[Aim]:
The lines to extract run from the first line of the material below to the line containing "0.0012, 0.011, 0.011, 0.0093]", both included; leave the pictures behind.

[Data extract]:
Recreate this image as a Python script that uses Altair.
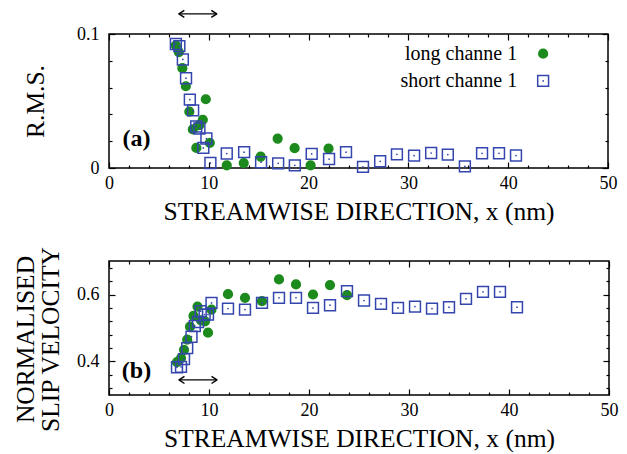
import altair as alt
import pandas as pd

FONT = "Liberation Serif"
GREEN = "#1c8a1c"
BLUE = "#3446ae"
SERIES = ["long channe 1", "short channe 1"]
X_TITLE = "STREAMWISE DIRECTION, x (nm)"

# ---- panel (a): R.M.S. ----
a_long_x = [6.7, 7.0, 7.35, 7.7, 8.05, 8.4, 8.75, 9.05, 9.4, 9.7, 10.1,
            11.8, 13.5, 15.2, 16.9, 18.6, 20.2, 22.0]
a_long_y = [0.0915, 0.0865, 0.0745, 0.061, 0.042, 0.0288, 0.015, 0.032, 0.036,
            0.0513, 0.0188, 0.002, 0.0037, 0.0085, 0.022, 0.0148, 0.002, 0.0145]
a_short_x = [6.7, 7.05, 7.4, 7.72, 8.1, 8.43, 8.74, 9.06, 9.45, 9.76, 10.16,
             11.8, 13.54, 15.24, 16.95, 18.62, 20.31, 22.05, 23.75, 25.45,
             27.17, 28.85, 30.57, 32.28, 33.95, 35.66, 37.38, 39.08, 40.78]
a_short_y = [0.0925, 0.091, 0.081, 0.067, 0.051, 0.043, 0.031, 0.0295, 0.015,
             0.022, 0.0037, 0.0108, 0.0118, 0.0043, 0.0035, 0.002, 0.0105,
             0.0067, 0.0118, 0.0008, 0.005, 0.0102, 0.0092, 0.0112, 0.010,
             0.0012, 0.011, 0.011, 0.0093]

# ---- panel (b): normalised slip velocity ----
b_long_x = [6.8, 7.2, 7.5, 7.82, 8.1, 8.45, 8.85, 9.2, 9.6, 9.9, 10.25,
            11.9, 13.6, 15.3, 17.0, 18.7, 20.4, 22.1, 23.8]
b_long_y = [0.398, 0.41, 0.435, 0.465, 0.504, 0.536, 0.564, 0.523, 0.52,
            0.486, 0.555, 0.601, 0.59, 0.58, 0.645, 0.63, 0.6, 0.628, 0.598]
b_short_x = [6.8, 7.2, 7.5, 7.82, 8.25, 8.58, 8.9, 9.17, 9.56, 9.9, 10.25,
             11.9, 13.6, 15.3, 17.0, 18.7, 20.4, 22.1, 23.8, 25.5, 27.2,
             28.9, 30.6, 32.3, 34.0, 35.7, 37.4, 39.1, 40.8]
b_short_y = [0.383, 0.384, 0.407, 0.44, 0.474, 0.506, 0.518, 0.55, 0.54,
             0.54, 0.575, 0.558, 0.555, 0.575, 0.59, 0.59, 0.56, 0.568, 0.61,
             0.582, 0.572, 0.56, 0.564, 0.558, 0.562, 0.587, 0.608, 0.608, 0.562]

x_major = [0, 10, 20, 30, 40, 50]
x_minor = [2, 4, 6, 8, 12, 14, 16, 18, 22, 24, 26, 28, 32, 34, 36, 38, 42, 44, 46, 48]
a_y_major = [0, 0.1]
a_y_minor = [0.02, 0.04, 0.06, 0.08]
b_y_major = [0.4, 0.6]
b_y_minor = [0.32, 0.36, 0.44, 0.48, 0.52, 0.56, 0.64, 0.68]

# annotations (data units)
arrow_x = [7.0, 10.8]
a_arrow_y = 0.115
b_arrow_y = 0.345
a_label = {"x": 2.75, "y": 0.0215, "t": "(a)"}
b_label = {"x": 2.75, "y": 0.372, "t": "(b)"}
legend_label_x = 40.9
legend_symbol_x = 43.5
legend_y = [0.0853, 0.065]


def make_df(lx, ly, sx, sy):
    return pd.concat([
        pd.DataFrame({"x": lx, "y": ly, "series": SERIES[0]}),
        pd.DataFrame({"x": sx, "y": sy, "series": SERIES[1]}),
    ], ignore_index=True)


def series_encodings():
    return dict(
        shape=alt.Shape("series:N", scale=alt.Scale(domain=SERIES, range=["circle", "square"]), legend=None),
        fill=alt.Fill("series:N", scale=alt.Scale(domain=SERIES, range=[GREEN, "transparent"]), legend=None),
        stroke=alt.Stroke("series:N", scale=alt.Scale(domain=SERIES, range=[GREEN, BLUE]), legend=None),
        size=alt.Size("series:N", scale=alt.Scale(domain=SERIES, range=[76, 118]), legend=None),
    )


def panel(df, ydomain, y_major, y_minor, ytitle, label, arrow_y, width,
          with_legend, ytitle_pad, ytitle_y=None):
    xs = alt.Scale(domain=[0, 50], nice=False, zero=False)
    ys = alt.Scale(domain=ydomain, nice=False, zero=False)
    common = dict(domain=False, grid=False, labelFlush=False, labelOverlap=False,
                  tickColor="black", tickWidth=1.2, minExtent=0)
    base = alt.Chart(df).mark_point(opacity=0)

    yt_kw = dict(title=ytitle, titlePadding=ytitle_pad, titleLineHeight=25)
    if ytitle_y is not None:
        yt_kw["titleY"] = ytitle_y

    layers = []
    layers.append(base.encode(
        x=alt.X("x:Q", scale=xs, axis=alt.Axis(
            orient="bottom", values=x_major, tickSize=6, offset=-6, format="d",
            title=X_TITLE, labelPadding=6, titlePadding=7, **common)),
        y=alt.Y("y:Q", scale=ys, axis=alt.Axis(
            orient="left", values=y_major, tickSize=6, offset=-6, format=".1~f",
            labelPadding=10, **yt_kw, **common)),
    ))
    layers.append(base.encode(
        x=alt.X("x:Q", scale=xs, axis=alt.Axis(
            orient="bottom", values=x_minor, tickSize=3, offset=-3,
            labels=False, title=None, **common)),
        y=alt.Y("y:Q", scale=ys, axis=alt.Axis(
            orient="left", values=y_minor, tickSize=3, offset=-3,
            labels=False, title=None, **common)),
    ))
    layers.append(base.encode(
        x=alt.X("x:Q", scale=xs, axis=alt.Axis(
            orient="top", values=x_major, tickSize=6, offset=-6,
            labels=False, title=None, **common)),
        y=alt.Y("y:Q", scale=ys, axis=alt.Axis(
            orient="right", values=y_major, tickSize=6, offset=-6,
            labels=False, title=None, **common)),
    ))
    layers.append(base.encode(
        x=alt.X("x:Q", scale=xs, axis=alt.Axis(
            orient="top", values=x_minor, tickSize=3, offset=-3,
            labels=False, title=None, **common)),
        y=alt.Y("y:Q", scale=ys, axis=alt.Axis(
            orient="right", values=y_minor, tickSize=3, offset=-3,
            labels=False, title=None, **common)),
    ))

    def pos(xf="x", yf="y"):
        return dict(x=alt.X(f"{xf}:Q", scale=xs, axis=None),
                    y=alt.Y(f"{yf}:Q", scale=ys, axis=None))

    pts = alt.Chart(df).mark_point(opacity=1, strokeWidth=1.5).encode(
        **series_encodings(), **pos())
    dots = alt.Chart(df[df["series"] == SERIES[1]]).mark_point(
        filled=True, size=3, color=BLUE, opacity=1).encode(**pos())

    adf = pd.DataFrame({"x": [arrow_x[0]], "x2": [arrow_x[1]], "y": [arrow_y]})
    rule = alt.Chart(adf).mark_rule(color="black", strokeWidth=1.4).encode(
        x2="x2:Q", **pos())
    head_l = alt.Chart(adf).mark_point(
        shape="M1,-0.65L0,0L1,0.65", size=120, filled=False, color="black",
        strokeWidth=1.4, strokeJoin="round", opacity=1).encode(**pos())
    head_r = alt.Chart(adf).mark_point(
        shape="M-1,-0.65L0,0L-1,0.65", size=120, filled=False, color="black",
        strokeWidth=1.4, strokeJoin="round", opacity=1).encode(**pos("x2"))

    ldf = pd.DataFrame({"x": [label["x"]], "y": [label["y"]], "t": [label["t"]]})
    txt = alt.Chart(ldf).mark_text(font=FONT, fontSize=24, fontWeight="bold",
                                   color="black", align="center", baseline="middle").encode(
        text="t:N", **pos())

    layer_list = layers + [pts, dots, rule, head_l, head_r, txt]

    if with_legend:
        legdf = pd.DataFrame({"series": SERIES, "lx": [legend_label_x] * 2,
                              "sx": [legend_symbol_x] * 2, "y": legend_y})
        leg_txt = alt.Chart(legdf).mark_text(
            font=FONT, fontSize=20, color="black", align="right", baseline="middle").encode(
            text="series:N", **pos("lx"))
        leg_sym = alt.Chart(legdf).mark_point(opacity=1, strokeWidth=1.5).encode(
            **series_encodings(), **pos("sx"))
        leg_dot = alt.Chart(legdf[legdf["series"] == SERIES[1]]).mark_point(
            filled=True, size=3, color=BLUE, opacity=1).encode(**pos("sx"))
        layer_list += [leg_txt, leg_sym, leg_dot]

    return alt.layer(*layer_list).resolve_axis(
        x="independent", y="independent").properties(width=width, height=134)


top = panel(make_df(a_long_x, a_long_y, a_short_x, a_short_y), [0, 0.1],
            a_y_major, a_y_minor, "R.M.S.", a_label, a_arrow_y, 499, True, 28)
bottom = panel(make_df(b_long_x, b_long_y, b_short_x, b_short_y), [0.3, 0.7],
               b_y_major, b_y_minor, ["NORMALISED", "SLIP VELOCITY"], b_label,
               b_arrow_y, 500, False, 13, ytitle_y=78)

chart = alt.vconcat(top, bottom, spacing=19).properties(
    padding={"left": 4, "top": 0, "right": 0, "bottom": 0}
).configure(font=FONT).configure_axis(
    labelFont=FONT, titleFont=FONT, labelFontSize=18, titleFontSize=25.5,
    labelColor="black", titleColor="black", titleFontWeight="normal"
).configure_view(stroke="black", strokeWidth=1.5)

chart.save("out.html", embed_options={"renderer": "svg", "actions": False})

[Result of the task]:
Recreate this image as a Python script that uses Altair.
import altair as alt
import pandas as pd

FONT = "Liberation Serif"
GREEN = "#1c8a1c"
BLUE = "#3446ae"
SERIES = ["long channe 1", "short channe 1"]
X_TITLE = "STREAMWISE DIRECTION, x (nm)"

# ---- panel (a): R.M.S. ----
a_long_x = [6.7, 7.0, 7.35, 7.7, 8.05, 8.4, 8.75, 9.05, 9.4, 9.7, 10.1,
            11.8, 13.5, 15.2, 16.9, 18.6, 20.2, 22.0]
a_long_y = [0.0915, 0.0865, 0.0745, 0.061, 0.042, 0.0288, 0.015, 0.032, 0.036,
            0.0513, 0.0188, 0.002, 0.0037, 0.0085, 0.022, 0.0148, 0.002, 0.0145]
a_short_x = [6.7, 7.05, 7.4, 7.72, 8.1, 8.43, 8.74, 9.06, 9.45, 9.76, 10.16,
             11.8, 13.54, 15.24, 16.95, 18.62, 20.31, 22.05, 23.75, 25.45,
             27.17, 28.85, 30.57, 32.28, 33.95, 35.66, 37.38, 39.08, 40.78]
a_short_y = [0.0925, 0.091, 0.081, 0.067, 0.051, 0.043, 0.031, 0.0295, 0.015,
             0.022, 0.0037, 0.0108, 0.0118, 0.0043, 0.0035, 0.002, 0.0105,
             0.0067, 0.0118, 0.0008, 0.005, 0.0102, 0.0092, 0.0112, 0.010,
             0.0012, 0.011, 0.011, 0.0093]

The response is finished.